Written task -> Return exactly, and only, the lines from the one holding "Generate a component" through the one holding "PieChart, Pie, Cell", both included; the pictures stay out.

Dataset ->

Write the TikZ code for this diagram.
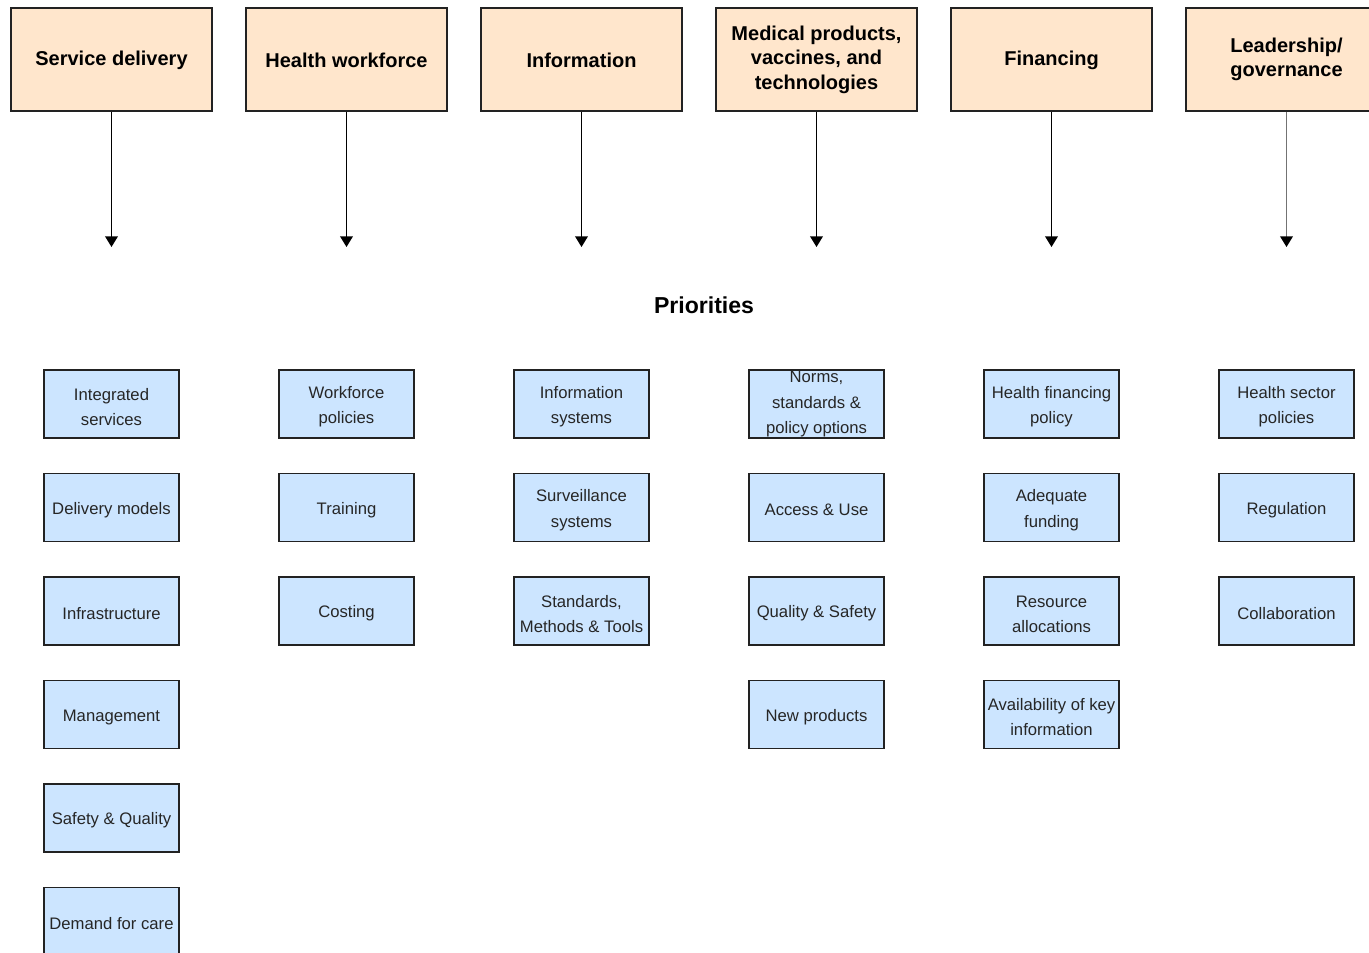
\documentclass[tikz,border=0pt]{standalone}
\usepackage{fontspec}
\setmainfont{Liberation Sans}
\usetikzlibrary{arrows.meta}
\definecolor{topfill}{HTML}{FFE6CC}
\definecolor{subfill}{HTML}{CCE5FF}
\definecolor{edge}{HTML}{222222}
\newcommand{\tallstrut}{\rule{0pt}{13.3pt}}
\begin{document}
\begin{tikzpicture}[x=0.75pt,y=-0.75pt,
  pillar/.style={draw=edge,line width=1.1pt,fill=topfill,minimum width=150.75pt,minimum height=77.25pt,
    align=center,inner sep=0pt,font=\fontsize{15pt}{18.4pt}\selectfont\bfseries,
    execute at begin node={\rule{0pt}{12.5pt}}},
  prio/.style={draw=edge,line width=1.1pt,fill=subfill,minimum width=101.25pt,minimum height=51pt,
    align=center,inner sep=0pt,font=\fontsize{12.5pt}{19pt}\selectfont,text=black!85,
    execute at begin node={\rule{0pt}{12.5pt}}},
  link/.style={line width=1.1pt,-{Triangle[width=9.5pt,length=8pt,color=black]}},
  head/.style={font=\fontsize{17.3pt}{20pt}\selectfont\bfseries}]
\useasboundingbox (0,0) rectangle (1369,952);
\fill[white] (0,0) rectangle (1369,952);
\clip (0,0) rectangle (1369,952);
% top pillars
\node[pillar] (p1) at (111.5,59.5) {Service delivery};
\node[pillar] (p2) at (346.5,59.5) {Health workforce};
\node[pillar] (p3) at (581.5,59.5) {Information};
\node[pillar] (p4) at (816.5,59.5) {Medical products,\\vaccines, and\\technologies};
\node[pillar] (p5) at (1051.5,59.5) {Financing};
\node[pillar] (p6) at (1286.5,59.5) {Leadership/\\governance};
% arrow ends
\coordinate (e1) at (111.5,247);
\coordinate (e2) at (346.5,247);
\coordinate (e3) at (581.5,247);
\coordinate (e4) at (816.5,247);
\coordinate (e5) at (1051.5,247);
\coordinate (e6) at (1286.5,247);
\draw[link] (p1.south) -- (e1);
\draw[link] (p2.south) -- (e2);
\draw[link] (p3.south) -- (e3);
\draw[link] (p4.south) -- (e4);
\draw[link] (p5.south) -- (e5);
\draw[link,draw=black!55] (p6.south) -- (e6);
% heading
\node[head] (pri) at (704,305) {Priorities};
% column 1
\node[prio] (s1) at (111.5,404) {\tallstrut Integrated\\services};
\node[prio] (s2) at (111.5,507.5) {Delivery models};
\node[prio] (s3) at (111.5,611) {Infrastructure};
\node[prio] (s4) at (111.5,714.5) {Management};
\node[prio] (s5) at (111.5,818) {Safety \& Quality};
\node[prio] (s6) at (111.5,921.5) {Demand for care};
% column 2
\node[prio] (w1) at (346.5,404) {\tallstrut Workforce\\policies};
\node[prio] (w2) at (346.5,507.5) {Training};
\node[prio] (w3) at (346.5,611) {Costing};
% column 3
\node[prio] (i1) at (581.5,404) {\tallstrut Information\\systems};
\node[prio] (i2) at (581.5,507.5) {\tallstrut Surveillance\\systems};
\node[prio] (i3) at (581.5,611) {\tallstrut Standards,\\Methods \& Tools};
% column 4
\node[prio] (m1) at (816.5,404) {Norms,\\standards \&\\policy options};
\node[prio] (m2) at (816.5,507.5) {Access \& Use};
\node[prio] (m3) at (816.5,611) {Quality \& Safety};
\node[prio] (m4) at (816.5,714.5) {New products};
% column 5
\node[prio] (f1) at (1051.5,404) {\tallstrut Health financing\\policy};
\node[prio] (f2) at (1051.5,507.5) {\tallstrut Adequate\\funding};
\node[prio] (f3) at (1051.5,611) {\tallstrut Resource\\allocations};
\node[prio] (f4) at (1051.5,714.5) {\tallstrut Availability of key\\information};
% column 6
\node[prio] (g1) at (1286.5,404) {\tallstrut Health sector\\policies};
\node[prio] (g2) at (1286.5,507.5) {Regulation};
\node[prio] (g3) at (1286.5,611) {Collaboration};
\end{tikzpicture}
\end{document}
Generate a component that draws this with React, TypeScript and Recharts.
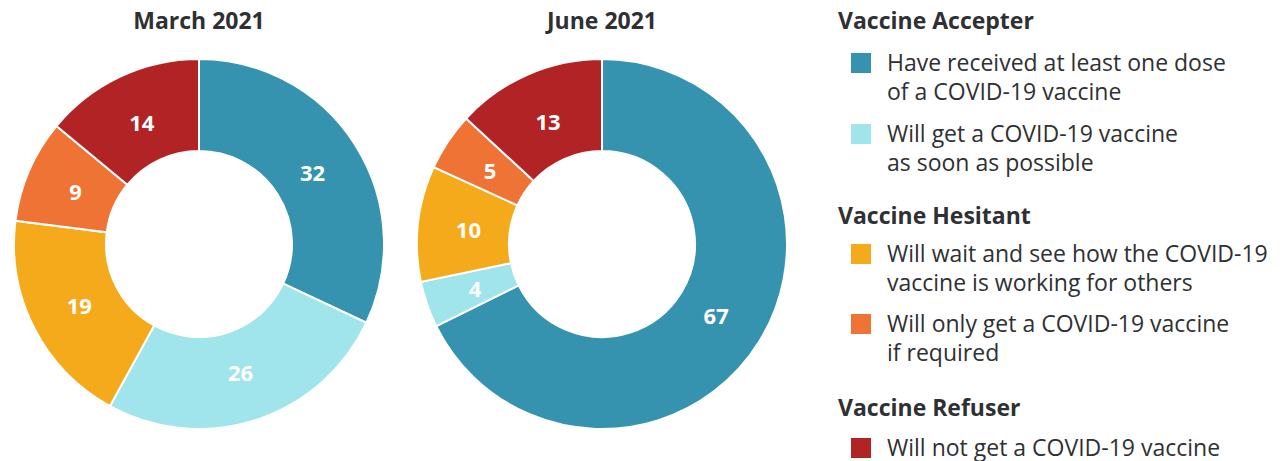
import { PieChart, Pie, Cell } from "recharts";

const categories = [
  "Have received at least one dose of a COVID-19 vaccine",
  "Will get a COVID-19 vaccine as soon as possible",
  "Will wait and see how the COVID-19 vaccine is working for others",
  "Will only get a COVID-19 vaccine if required",
  "Will not get a COVID-19 vaccine",
];

const legendLines = [
  ["Have received at least one dose", "of a COVID-19 vaccine"],
  ["Will get a COVID-19 vaccine", "as soon as possible"],
  ["Will wait and see how the COVID-19", "vaccine is working for others"],
  ["Will only get a COVID-19 vaccine", "if required"],
  ["Will not get a COVID-19 vaccine"],
];

const groups = ["Vaccine Accepter", "Vaccine Hesitant", "Vaccine Refuser"];

const march2021 = [32, 26, 19, 9, 14];
const june2021 = [67, 4, 10, 5, 13];

const COLORS = ["#3593b0", "#a0e4ec", "#f5aa1c", "#ee7335", "#b22325"];

const FONT = "'Open Sans', 'Noto Sans', sans-serif";
const TEXT = "#2f3033";

const toRows = (values: number[]) =>
  categories.map((name, i) => ({ name, value: values[i] }));

const RAD = Math.PI / 180;

function renderLabel(props: any) {
  const { cx, cy, midAngle, innerRadius, outerRadius, value } = props;
  const r = innerRadius + (outerRadius - innerRadius) * 0.45;
  const x = cx + r * Math.cos(-midAngle * RAD);
  const y = cy + r * Math.sin(-midAngle * RAD);
  return (
    <text
      x={x}
      y={y}
      fill="#ffffff"
      textAnchor="middle"
      dominantBaseline="central"
      fontFamily={FONT}
      fontWeight={700}
      fontSize={22}
    >
      {value}
    </text>
  );
}

// legend layout: centre y of first line for each header / item
const headerY = [20, 215, 407];
const itemY = [62, 133, 253, 323, 447];

function App() {
  return (
    <div
      style={{
        position: "absolute",
        left: 0,
        top: 0,
        width: 1280,
        height: 461,
        fontFamily: FONT,
        color: TEXT,
      }}
    >
      <PieChart
        width={800}
        height={461}
        margin={{ top: 0, right: 0, bottom: 0, left: 0 }}
        style={{ position: "absolute", left: 0, top: 0 }}
      >
        <Pie
          data={toRows(march2021)}
          dataKey="value"
          nameKey="name"
          cx={199}
          cy={244}
          innerRadius={93}
          outerRadius={185}
          startAngle={90}
          endAngle={-270}
          stroke="#ffffff"
          strokeWidth={2}
          label={renderLabel}
          labelLine={false}
          isAnimationActive={false}
        >
          {march2021.map((_, i) => (
            <Cell key={i} fill={COLORS[i]} />
          ))}
        </Pie>
        <Pie
          data={toRows(june2021)}
          dataKey="value"
          nameKey="name"
          cx={602}
          cy={244}
          innerRadius={93}
          outerRadius={185}
          startAngle={90}
          endAngle={-270}
          stroke="#ffffff"
          strokeWidth={2}
          label={renderLabel}
          labelLine={false}
          isAnimationActive={false}
        >
          {june2021.map((_, i) => (
            <Cell key={i} fill={COLORS[i]} />
          ))}
        </Pie>
      </PieChart>

      {[
        { text: "March 2021", x: 199 },
        { text: "June 2021", x: 602 },
      ].map((t) => (
        <div
          key={t.text}
          style={{
            position: "absolute",
            left: t.x - 100,
            width: 200,
            top: 6,
            textAlign: "center",
            fontWeight: 700,
            fontSize: 23,
            lineHeight: "28px",
          }}
        >
          {t.text}
        </div>
      ))}

      {groups.map((g, i) => (
        <div
          key={g}
          style={{
            position: "absolute",
            left: 838,
            top: headerY[i] - 14,
            fontWeight: 700,
            fontSize: 23,
            lineHeight: "28px",
            whiteSpace: "nowrap",
          }}
        >
          {g}
        </div>
      ))}

      {legendLines.map((lines, i) => (
        <div key={i}>
          <div
            style={{
              position: "absolute",
              left: 851,
              top: itemY[i] - 9,
              width: 20,
              height: 20,
              background: COLORS[i],
            }}
          />
          <div
            style={{
              position: "absolute",
              left: 887,
              top: itemY[i] - 14.5,
              fontSize: 23,
              lineHeight: "29px",
              whiteSpace: "nowrap",
            }}
          >
            {lines.map((l) => (
              <div key={l}>{l}</div>
            ))}
          </div>
        </div>
      ))}
    </div>
  );
}

export default App;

Full response ->
Generate a component that draws this with React, TypeScript and Recharts.
import { PieChart, Pie, Cell } from "recharts";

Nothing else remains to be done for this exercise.